Peça detona solidariedade burguesa
KIL ABREU
CRÍTICO DA FOLHA
A Cia. São Jorge de Variedades retoma em "Biedermann
e os Incendiários" o tema da alienação, em um projeto de inequívoca vocação política.
O texto de Max Frisch é fruto da
sua inquietação diante da sociedade suíça do pós-guerra. Filho
de uma nação próspera, nem por
isso ignorou as contradições da
aparente cordialidade burguesa
de seus contemporâneos. No entanto, inventa uma dialética pouco interessada na didática e marcada pelo tom paródico, em flertes com o nonsense e o absurdo.
Cândido Biedermann, fabricante de uma falsa loção capilar, é um
burguês regular, com posições
conservadoras e nenhuma ambição de mudança. Se de um lado é
movido pela crueldade justificada
na defesa do patrimônio, de outro
é tomado pelo sentimento de caridade (que, como o resto, tem explicações insuficientes na peça),
ao abrigar no seu sótão dois maltrapilhos que manipulam galões
de gasolina, em uma cidade tomada por incêndios criminosos.
Em "Biedermann", a Cia.
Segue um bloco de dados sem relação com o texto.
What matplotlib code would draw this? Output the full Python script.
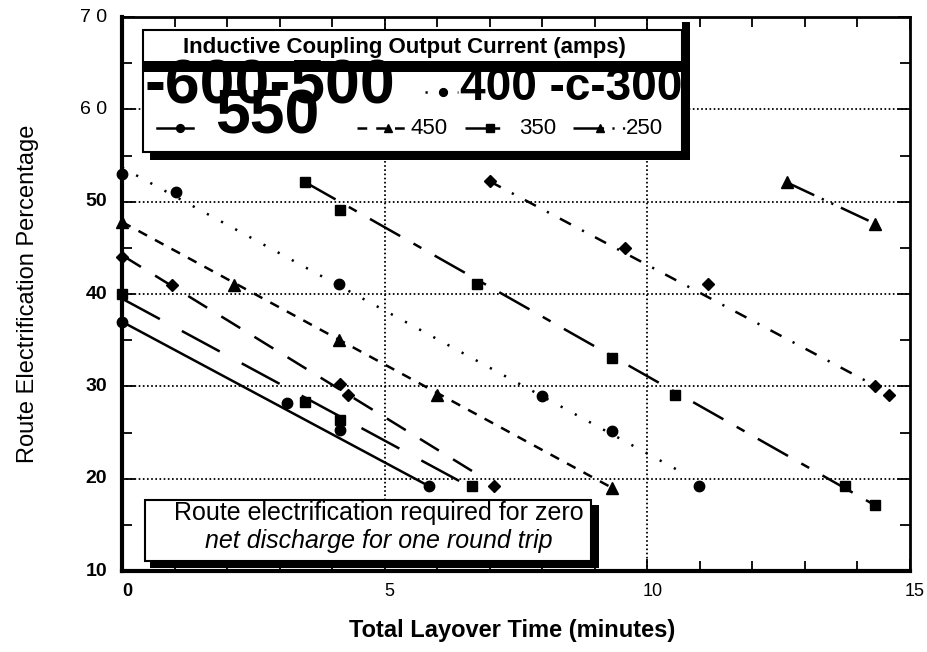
import matplotlib
matplotlib.use("Agg")
import matplotlib.pyplot as plt
from matplotlib.lines import Line2D
from matplotlib.patches import Rectangle

plt.rcParams['font.family'] = ['Liberation Sans', 'DejaVu Sans']
plt.rcParams['lines.scale_dashes'] = False

# ---------------- data ----------------
currents = [600, 550, 500, 450, 400, 350, 300, 250]

x600 = [0.0, 3.15, 4.15, 5.84]
y600 = [37.0, 28.2, 25.3, 19.2]
fit600_x = [0.0, 5.84]
fit600_y = [37.0, 19.2]

x550 = [0.0, 3.49, 4.15, 6.67]
y550 = [40.0, 28.3, 26.3, 19.2]
fit550_x = [0.0, 6.6]
fit550_y = [39.5, 19.2]

x500 = [0.0, 0.95, 4.15, 4.31, 7.09]
y500 = [44.0, 41.0, 30.2, 29.1, 19.2]
fit500_x = [0.0, 6.9]
fit500_y = [44.2, 20.0]

x450 = [0.0, 2.13, 4.14, 5.99, 9.33]
y450 = [47.8, 41.0, 35.0, 29.1, 19.0]
fit450_x = [0.0, 9.33]
fit450_y = [47.8, 19.0]

x400 = [0.0, 1.03, 4.14, 8.0, 9.33, 10.99]
y400 = [53.0, 51.1, 41.1, 29.0, 25.2, 19.2]
fit400_x = [0.0, 10.75]
fit400_y = [53.7, 20.4]

x350 = [3.49, 4.15, 6.75, 9.33, 10.52, 13.76, 14.34]
y350 = [52.1, 49.1, 41.1, 33.05, 29.1, 19.2, 17.1]
fit350_x = [3.49, 14.34]
fit350_y = [52.1, 17.1]

x300 = [7.0, 9.58, 11.16, 14.34, 14.6]
y300 = [52.2, 45.0, 41.1, 30.05, 29.1]
fit300_x = [7.0, 14.34]
fit300_y = [52.2, 30.05]

x250 = [12.65, 14.34]
y250 = [52.1, 47.6]
fit250_x = [12.65, 14.34]
fit250_y = [52.1, 47.6]

x_ticks = [0, 5, 10, 15]
x_tick_labels = ["0", "5", "10", "15"]
y_ticks = [10, 20, 30, 40, 50, 60, 70]
y_tick_labels = ["10", "20", "30", "40", "50", "6 0", "7 0"]

legend_title = "Inductive Coupling Output Current (amps)"
note_line1 = "Route electrification required for zero"
note_line2 = "net discharge for one round trip"

# ---------------- styles ----------------
series = [
    (x600, y600, fit600_x, fit600_y, 'o', '-'),
    (x550, y550, fit550_x, fit550_y, 's', (0, (31, 18))),
    (x500, y500, fit500_x, fit500_y, 'D', (0, (16, 12))),
    (x450, y450, fit450_x, fit450_y, '^', (0, (7, 6.5))),
    (x400, y400, fit400_x, fit400_y, 'o', (0, (1.6, 10))),
    (x350, y350, fit350_x, fit350_y, 's', (0, (25, 11, 6.5, 11))),
    (x300, y300, fit300_x, fit300_y, 'D', (0, (9, 9, 1.6, 9))),
    (x250, y250, fit250_x, fit250_y, '^', (0, (22, 6, 1.6, 6, 1.6, 6))),
]
msize = {'o': 7.5, 's': 7, 'D': 6, '^': 8}

W, H = 928, 652
fig = plt.figure(figsize=(W / 100, H / 100), dpi=100)
L, R, T, B = 122, 910, 17, 571
ax = fig.add_axes([L / W, 1 - B / H, (R - L) / W, (B - T) / H])
ax.set_xlim(0, 15)
ax.set_ylim(10, 70)

for xs, ys, fx_, fy_, mk, ls in series:
    ax.plot(fx_, fy_, color='black', lw=1.8, linestyle=ls, zorder=3)
    ax.plot(xs, ys, linestyle='none', marker=mk, ms=msize[mk], color='black',
            clip_on=False, zorder=4)

# grid
for gx in [5, 10]:
    ax.axvline(gx, color='black', lw=1.3, linestyle=(0, (1.2, 1.8)), zorder=1)
for gy in [20, 30, 40, 50, 60]:
    ax.axhline(gy, color='black', lw=1.3, linestyle=(0, (1.2, 1.8)), zorder=1)

# spines & ticks
ax.spines['left'].set_linewidth(3)
ax.spines['bottom'].set_linewidth(3)
ax.spines['top'].set_linewidth(2)
ax.spines['right'].set_linewidth(2)
ax.set_xticks(x_ticks)
ax.set_xticks(range(0, 16), minor=True)
ax.set_yticks(y_ticks)
ax.set_yticks(range(10, 71, 5), minor=True)
ax.tick_params(which='both', direction='in', top=True, right=True,
               labelbottom=False, labelleft=False, width=1.3)
ax.tick_params(which='major', length=9)
ax.tick_params(which='minor', length=7)

def fx(px):
    return px / W

def fy(py):
    return 1 - py / H

# tick labels
for v, lab in zip(x_ticks, x_tick_labels):
    px = L + (R - L) * v / 15 + 5
    fig.text(fx(px), fy(592), lab, ha='center', va='center', fontsize=13,
             fontweight='bold' if lab == "0" else 'normal')
for v, lab in zip(y_ticks, y_tick_labels):
    py = B - (B - T) * (v - 10) / 60
    fig.text(fx(107), fy(py), lab, ha='right', va='center', fontsize=14,
             fontweight='normal' if ' ' in lab else 'bold')

fig.text(fx(512), fy(630), "Total Layover Time (minutes)", ha='center', va='center',
         fontsize=17, fontweight='bold')
fig.text(fx(28), fy(294), "Route Electrification Percentage", ha='center', va='center',
         rotation=90, fontsize=17)

def rect(x0, y0, x1, y1, fc, ec='none', lw=0, z=6):
    r = Rectangle((fx(x0), fy(y1)), fx(x1) - fx(x0), fy(y0) - fy(y1),
                  transform=fig.transFigure, facecolor=fc, edgecolor=ec,
                  linewidth=lw, zorder=z)
    fig.add_artist(r)

# ---------------- legend box ----------------
rect(143, 30, 682, 152, 'white', 'black', 1.5)
rect(682, 22, 690, 160, 'black')
rect(150, 152, 690, 160, 'black')
rect(143, 61, 689, 72, 'black', z=6.5)
fig.text(fx(404), fy(47), legend_title, ha='center', va='center', fontsize=16,
         fontweight='bold', zorder=7)

def sample(x0, x1, xm, y, mk, ls):
    fig.add_artist(Line2D([fx(x0), fx(x1)], [fy(y), fy(y)], transform=fig.transFigure,
                          color='black', lw=1.8, linestyle=ls, zorder=7))
    fig.add_artist(Line2D([fx(xm)], [fy(y)], transform=fig.transFigure, color='black',
                          marker=mk, ms=msize[mk] * 0.75, linestyle='none', zorder=7))

# row 2 small entries
sample(157, 193, 180, 128, 'o', '-')
sample(357, 407, 388, 128, series[3][4], series[3][5])
sample(465, 515, 490, 128, series[5][4], series[5][5])
sample(573, 625, 600, 128, series[7][4], series[7][5])
# row 1 visible entry
sample(425, 458, 443, 92, series[4][4], series[4][5])

for px, lab in [(411, "450"), (519, "350"), (626, "250")]:
    fig.text(fx(px), fy(129), lab, ha='left', va='center', fontsize=16, zorder=7)

# the large overprinted labels
fig.text(fx(145), fy(103), "-600-500", ha='left', va='baseline', fontsize=45,
         fontweight='bold', zorder=8)
fig.text(fx(215), fy(134), "550", ha='left', va='baseline', fontsize=45,
         fontweight='bold', zorder=8)
fig.text(fx(460), fy(100), "400 -c-300", ha='left', va='baseline', fontsize=33,
         fontweight='bold', zorder=8)

# ---------------- note box ----------------
rect(145, 500, 591, 561, 'white', 'black', 1.5)
rect(591, 505, 599, 568, 'black')
rect(150, 560, 599, 568, 'black')
fig.text(fx(379), fy(513), note_line1, ha='center', va='center', fontsize=18, zorder=7)
fig.text(fx(379), fy(541), note_line2, ha='center', va='center', fontsize=18,
         style='italic', zorder=7)

fig.savefig("out.png", dpi=100)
São
Jorge acha a medida justa da sua
fala, ao dizer o texto usando elementos da cultura hip hop e buscando uma posição crítica menos
ambígua do que a do autor.
A montagem de Georgette Fadel afirma o discurso da diferença
de classes e povoa o imaginário
com cenas de um universo ao
mesmo tempo estranho e familiar, pronto a ir pelos ares no
acender da primeira fagulha.
Boa parte dessa leitura vem da
concepção para o trabalho dos
atores, que se lançam à paródia,
em coreografias propositalmente
anedóticas, que superdimensionam o que seria, no jargão brechtiano, o "gestus" social dos personagens. Ainda assim, é claro o
cuidado em não sobrepor o efeito
cômico ao juízo crítico.
Com acento nas frases que
apontam para a necessidade de
mudanças, o coro de bombeiros,
às avessas do exemplo grego, desacredita da fatalidade e apela para a leitura racional dos fatos, inclusive para além das linhas dos
jornais, também em suspeita. A
montagem faz do coro um uso
mais que lateral. O artificialismo
das entonações, os figurinos gritantes, as canções no melhor estilo dos programas de super-heróis
servem para contrastar com a fé
irredutível do burguês ilhado em
sua solidariedade culpada.
Em qualquer dessas coordenadas (os incendiários, a família Biedermann, o coro de bombeiros),
o trunfo do espetáculo é o entendimento que o elenco mostra sobre os significados da cena, quase
uma condição diante do projeto
da companhia. Os recursos formais não são dissociados da apropriação dos conteúdos, traduzidos aqui no claro desejo de intervenção e no vigor juvenil.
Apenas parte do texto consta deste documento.